## START

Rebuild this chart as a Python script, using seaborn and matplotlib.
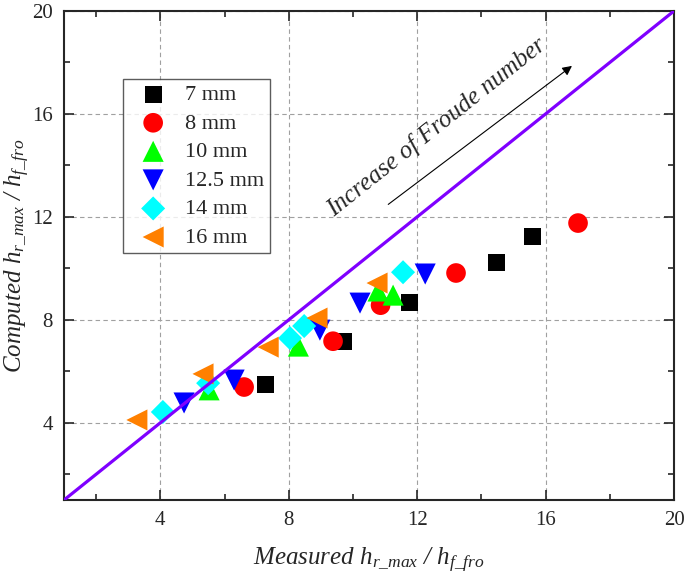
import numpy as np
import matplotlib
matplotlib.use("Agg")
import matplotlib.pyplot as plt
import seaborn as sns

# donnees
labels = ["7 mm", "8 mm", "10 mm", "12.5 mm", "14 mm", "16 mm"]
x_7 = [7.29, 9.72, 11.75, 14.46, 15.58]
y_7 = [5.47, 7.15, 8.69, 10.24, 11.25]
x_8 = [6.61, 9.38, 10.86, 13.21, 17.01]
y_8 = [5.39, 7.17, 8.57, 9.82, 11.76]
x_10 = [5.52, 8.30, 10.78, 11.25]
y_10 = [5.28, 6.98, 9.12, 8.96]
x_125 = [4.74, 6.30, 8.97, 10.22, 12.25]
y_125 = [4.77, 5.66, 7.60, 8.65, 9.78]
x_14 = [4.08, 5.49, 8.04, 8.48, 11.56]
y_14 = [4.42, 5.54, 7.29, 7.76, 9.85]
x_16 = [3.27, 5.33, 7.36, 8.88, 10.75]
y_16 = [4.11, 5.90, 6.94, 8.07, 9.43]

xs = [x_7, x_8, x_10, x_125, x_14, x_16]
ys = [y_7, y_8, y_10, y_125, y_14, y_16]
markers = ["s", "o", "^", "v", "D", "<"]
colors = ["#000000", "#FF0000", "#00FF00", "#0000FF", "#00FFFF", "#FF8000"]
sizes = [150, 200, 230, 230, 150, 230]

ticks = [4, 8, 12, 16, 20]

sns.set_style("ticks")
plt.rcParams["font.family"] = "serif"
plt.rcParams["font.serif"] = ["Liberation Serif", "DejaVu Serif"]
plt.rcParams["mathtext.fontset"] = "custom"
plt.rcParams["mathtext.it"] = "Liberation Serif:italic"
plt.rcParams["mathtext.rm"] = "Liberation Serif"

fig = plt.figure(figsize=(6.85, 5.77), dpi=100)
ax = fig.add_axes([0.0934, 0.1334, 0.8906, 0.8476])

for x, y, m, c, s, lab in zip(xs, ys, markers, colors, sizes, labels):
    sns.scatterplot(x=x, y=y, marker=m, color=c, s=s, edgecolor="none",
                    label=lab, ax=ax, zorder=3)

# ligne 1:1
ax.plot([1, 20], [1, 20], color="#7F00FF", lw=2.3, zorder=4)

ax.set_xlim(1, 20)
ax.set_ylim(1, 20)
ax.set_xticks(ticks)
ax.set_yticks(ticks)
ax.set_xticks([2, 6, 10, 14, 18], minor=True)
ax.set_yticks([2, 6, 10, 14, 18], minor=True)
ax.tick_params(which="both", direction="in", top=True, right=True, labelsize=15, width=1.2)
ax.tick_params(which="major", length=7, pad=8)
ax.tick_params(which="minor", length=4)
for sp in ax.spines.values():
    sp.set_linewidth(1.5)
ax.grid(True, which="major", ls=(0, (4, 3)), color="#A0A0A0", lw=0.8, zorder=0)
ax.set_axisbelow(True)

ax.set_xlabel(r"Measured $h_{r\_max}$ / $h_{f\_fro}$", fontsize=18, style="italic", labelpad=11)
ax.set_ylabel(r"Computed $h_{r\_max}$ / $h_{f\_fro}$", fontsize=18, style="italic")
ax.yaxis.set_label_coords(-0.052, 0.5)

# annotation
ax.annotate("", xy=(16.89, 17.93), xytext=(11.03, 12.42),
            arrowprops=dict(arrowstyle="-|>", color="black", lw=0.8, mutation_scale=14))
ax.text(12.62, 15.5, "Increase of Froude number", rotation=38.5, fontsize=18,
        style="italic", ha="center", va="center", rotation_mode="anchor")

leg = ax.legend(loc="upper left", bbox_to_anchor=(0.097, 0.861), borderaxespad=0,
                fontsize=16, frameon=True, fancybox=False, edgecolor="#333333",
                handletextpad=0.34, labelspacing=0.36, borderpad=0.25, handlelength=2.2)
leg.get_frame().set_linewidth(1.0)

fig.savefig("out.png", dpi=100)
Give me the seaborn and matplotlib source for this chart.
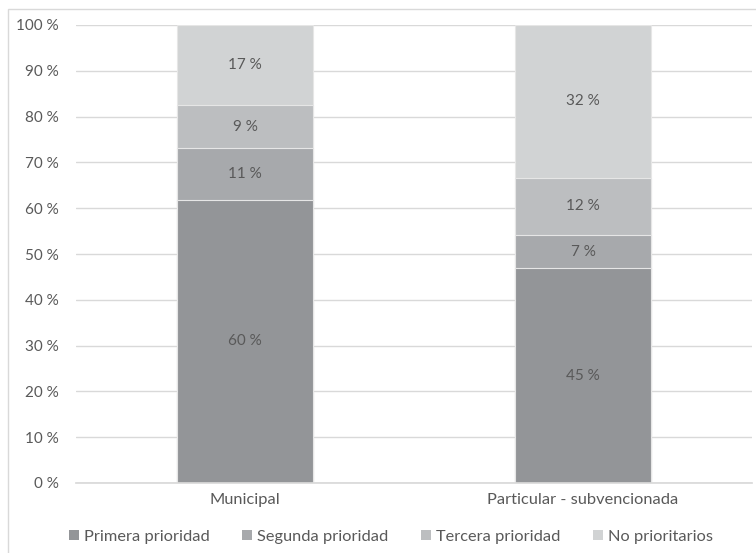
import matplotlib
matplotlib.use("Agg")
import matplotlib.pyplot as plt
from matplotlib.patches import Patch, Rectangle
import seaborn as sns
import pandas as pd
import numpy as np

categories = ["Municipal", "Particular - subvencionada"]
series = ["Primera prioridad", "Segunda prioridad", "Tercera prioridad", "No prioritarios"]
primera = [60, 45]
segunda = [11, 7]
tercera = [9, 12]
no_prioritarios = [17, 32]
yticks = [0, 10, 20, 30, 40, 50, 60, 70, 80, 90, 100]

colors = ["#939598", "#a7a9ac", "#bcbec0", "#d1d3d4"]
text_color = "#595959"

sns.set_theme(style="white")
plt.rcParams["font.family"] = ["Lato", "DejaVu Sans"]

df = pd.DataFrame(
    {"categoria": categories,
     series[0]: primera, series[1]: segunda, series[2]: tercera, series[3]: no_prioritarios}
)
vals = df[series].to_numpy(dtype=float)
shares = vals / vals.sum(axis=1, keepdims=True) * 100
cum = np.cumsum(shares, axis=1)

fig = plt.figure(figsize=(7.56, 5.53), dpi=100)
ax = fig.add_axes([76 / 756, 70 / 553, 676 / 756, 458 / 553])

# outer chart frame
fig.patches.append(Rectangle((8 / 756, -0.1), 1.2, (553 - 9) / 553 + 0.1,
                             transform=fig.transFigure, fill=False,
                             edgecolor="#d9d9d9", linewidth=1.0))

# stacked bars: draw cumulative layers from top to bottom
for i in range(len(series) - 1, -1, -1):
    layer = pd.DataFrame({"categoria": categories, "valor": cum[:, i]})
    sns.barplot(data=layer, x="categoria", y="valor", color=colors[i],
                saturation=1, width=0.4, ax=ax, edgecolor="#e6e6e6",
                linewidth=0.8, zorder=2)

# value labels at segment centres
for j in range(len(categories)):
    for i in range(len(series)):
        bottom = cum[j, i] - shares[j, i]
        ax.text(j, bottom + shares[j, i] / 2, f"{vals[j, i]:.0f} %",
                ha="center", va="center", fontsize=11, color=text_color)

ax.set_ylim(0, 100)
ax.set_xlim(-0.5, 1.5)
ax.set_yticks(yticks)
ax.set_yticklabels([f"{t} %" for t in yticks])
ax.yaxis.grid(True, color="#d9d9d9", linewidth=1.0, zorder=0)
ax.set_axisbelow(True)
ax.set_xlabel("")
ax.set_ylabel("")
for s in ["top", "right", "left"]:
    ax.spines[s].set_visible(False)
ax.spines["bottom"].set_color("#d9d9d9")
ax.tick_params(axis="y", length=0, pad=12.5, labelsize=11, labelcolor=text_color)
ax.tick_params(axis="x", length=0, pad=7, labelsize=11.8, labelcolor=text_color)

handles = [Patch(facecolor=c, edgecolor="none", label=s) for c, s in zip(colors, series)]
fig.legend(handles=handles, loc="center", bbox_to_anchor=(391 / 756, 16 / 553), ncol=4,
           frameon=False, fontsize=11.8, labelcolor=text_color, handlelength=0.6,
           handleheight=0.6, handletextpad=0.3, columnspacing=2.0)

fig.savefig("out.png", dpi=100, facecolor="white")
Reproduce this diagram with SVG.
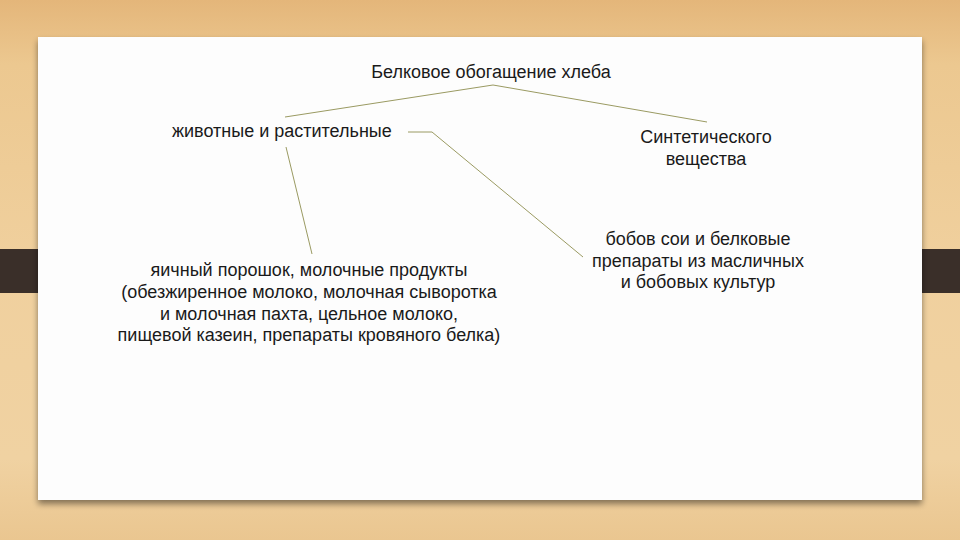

## END

Omit any images, then output the listing exactly.

**The response**
Rebuild this chart as a Python script, using seaborn and matplotlib.
import numpy as np
import matplotlib
matplotlib.use("Agg")
import matplotlib.pyplot as plt
import seaborn as sns

# donnees
labels = ["7 mm", "8 mm", "10 mm", "12.5 mm", "14 mm", "16 mm"]
x_7 = [7.29, 9.72, 11.75, 14.46, 15.58]
y_7 = [5.47, 7.15, 8.69, 10.24, 11.25]
x_8 = [6.61, 9.38, 10.86, 13.21, 17.01]
y_8 = [5.39, 7.17, 8.57, 9.82, 11.76]
x_10 = [5.52, 8.30, 10.78, 11.25]
y_10 = [5.28, 6.98, 9.12, 8.96]
x_125 = [4.74, 6.30, 8.97, 10.22, 12.25]
y_125 = [4.77, 5.66, 7.60, 8.65, 9.78]
x_14 = [4.08, 5.49, 8.04, 8.48, 11.56]
y_14 = [4.42, 5.54, 7.29, 7.76, 9.85]
x_16 = [3.27, 5.33, 7.36, 8.88, 10.75]
y_16 = [4.11, 5.90, 6.94, 8.07, 9.43]

xs = [x_7, x_8, x_10, x_125, x_14, x_16]
ys = [y_7, y_8, y_10, y_125, y_14, y_16]
markers = ["s", "o", "^", "v", "D", "<"]
colors = ["#000000", "#FF0000", "#00FF00", "#0000FF", "#00FFFF", "#FF8000"]
sizes = [150, 200, 230, 230, 150, 230]

ticks = [4, 8, 12, 16, 20]

sns.set_style("ticks")
plt.rcParams["font.family"] = "serif"
plt.rcParams["font.serif"] = ["Liberation Serif", "DejaVu Serif"]
plt.rcParams["mathtext.fontset"] = "custom"
plt.rcParams["mathtext.it"] = "Liberation Serif:italic"
plt.rcParams["mathtext.rm"] = "Liberation Serif"

fig = plt.figure(figsize=(6.85, 5.77), dpi=100)
ax = fig.add_axes([0.0934, 0.1334, 0.8906, 0.8476])

for x, y, m, c, s, lab in zip(xs, ys, markers, colors, sizes, labels):
    sns.scatterplot(x=x, y=y, marker=m, color=c, s=s, edgecolor="none",
                    label=lab, ax=ax, zorder=3)

# ligne 1:1
ax.plot([1, 20], [1, 20], color="#7F00FF", lw=2.3, zorder=4)

ax.set_xlim(1, 20)
ax.set_ylim(1, 20)
ax.set_xticks(ticks)
ax.set_yticks(ticks)
ax.set_xticks([2, 6, 10, 14, 18], minor=True)
ax.set_yticks([2, 6, 10, 14, 18], minor=True)
ax.tick_params(which="both", direction="in", top=True, right=True, labelsize=15, width=1.2)
ax.tick_params(which="major", length=7, pad=8)
ax.tick_params(which="minor", length=4)
for sp in ax.spines.values():
    sp.set_linewidth(1.5)
ax.grid(True, which="major", ls=(0, (4, 3)), color="#A0A0A0", lw=0.8, zorder=0)
ax.set_axisbelow(True)

ax.set_xlabel(r"Measured $h_{r\_max}$ / $h_{f\_fro}$", fontsize=18, style="italic", labelpad=11)
ax.set_ylabel(r"Computed $h_{r\_max}$ / $h_{f\_fro}$", fontsize=18, style="italic")
ax.yaxis.set_label_coords(-0.052, 0.5)

# annotation
ax.annotate("", xy=(16.89, 17.93), xytext=(11.03, 12.42),
            arrowprops=dict(arrowstyle="-|>", color="black", lw=0.8, mutation_scale=14))
ax.text(12.62, 15.5, "Increase of Froude number", rotation=38.5, fontsize=18,
        style="italic", ha="center", va="center", rotation_mode="anchor")

leg = ax.legend(loc="upper left", bbox_to_anchor=(0.097, 0.861), borderaxespad=0,
                fontsize=16, frameon=True, fancybox=False, edgecolor="#333333",
                handletextpad=0.34, labelspacing=0.36, borderpad=0.25, handlelength=2.2)
leg.get_frame().set_linewidth(1.0)

fig.savefig("out.png", dpi=100)
Give me the seaborn and matplotlib source for this chart.
import matplotlib
matplotlib.use("Agg")
import matplotlib.pyplot as plt
from matplotlib.patches import Patch, Rectangle
import seaborn as sns
import pandas as pd
import numpy as np

categories = ["Municipal", "Particular - subvencionada"]
series = ["Primera prioridad", "Segunda prioridad", "Tercera prioridad", "No prioritarios"]
primera = [60, 45]
segunda = [11, 7]
tercera = [9, 12]
no_prioritarios = [17, 32]
yticks = [0, 10, 20, 30, 40, 50, 60, 70, 80, 90, 100]

colors = ["#939598", "#a7a9ac", "#bcbec0", "#d1d3d4"]
text_color = "#595959"

sns.set_theme(style="white")
plt.rcParams["font.family"] = ["Lato", "DejaVu Sans"]

df = pd.DataFrame(
    {"categoria": categories,
     series[0]: primera, series[1]: segunda, series[2]: tercera, series[3]: no_prioritarios}
)
vals = df[series].to_numpy(dtype=float)
shares = vals / vals.sum(axis=1, keepdims=True) * 100
cum = np.cumsum(shares, axis=1)

fig = plt.figure(figsize=(7.56, 5.53), dpi=100)
ax = fig.add_axes([76 / 756, 70 / 553, 676 / 756, 458 / 553])

# outer chart frame
fig.patches.append(Rectangle((8 / 756, -0.1), 1.2, (553 - 9) / 553 + 0.1,
                             transform=fig.transFigure, fill=False,
                             edgecolor="#d9d9d9", linewidth=1.0))

# stacked bars: draw cumulative layers from top to bottom
for i in range(len(series) - 1, -1, -1):
    layer = pd.DataFrame({"categoria": categories, "valor": cum[:, i]})
    sns.barplot(data=layer, x="categoria", y="valor", color=colors[i],
                saturation=1, width=0.4, ax=ax, edgecolor="#e6e6e6",
                linewidth=0.8, zorder=2)

# value labels at segment centres
for j in range(len(categories)):
    for i in range(len(series)):
        bottom = cum[j, i] - shares[j, i]
        ax.text(j, bottom + shares[j, i] / 2, f"{vals[j, i]:.0f} %",
                ha="center", va="center", fontsize=11, color=text_color)

ax.set_ylim(0, 100)
ax.set_xlim(-0.5, 1.5)
ax.set_yticks(yticks)
ax.set_yticklabels([f"{t} %" for t in yticks])
ax.yaxis.grid(True, color="#d9d9d9", linewidth=1.0, zorder=0)
ax.set_axisbelow(True)
ax.set_xlabel("")
ax.set_ylabel("")
for s in ["top", "right", "left"]:
    ax.spines[s].set_visible(False)
ax.spines["bottom"].set_color("#d9d9d9")
ax.tick_params(axis="y", length=0, pad=12.5, labelsize=11, labelcolor=text_color)
ax.tick_params(axis="x", length=0, pad=7, labelsize=11.8, labelcolor=text_color)

handles = [Patch(facecolor=c, edgecolor="none", label=s) for c, s in zip(colors, series)]
fig.legend(handles=handles, loc="center", bbox_to_anchor=(391 / 756, 16 / 553), ncol=4,
           frameon=False, fontsize=11.8, labelcolor=text_color, handlelength=0.6,
           handleheight=0.6, handletextpad=0.3, columnspacing=2.0)

fig.savefig("out.png", dpi=100, facecolor="white")
Reproduce this diagram with SVG.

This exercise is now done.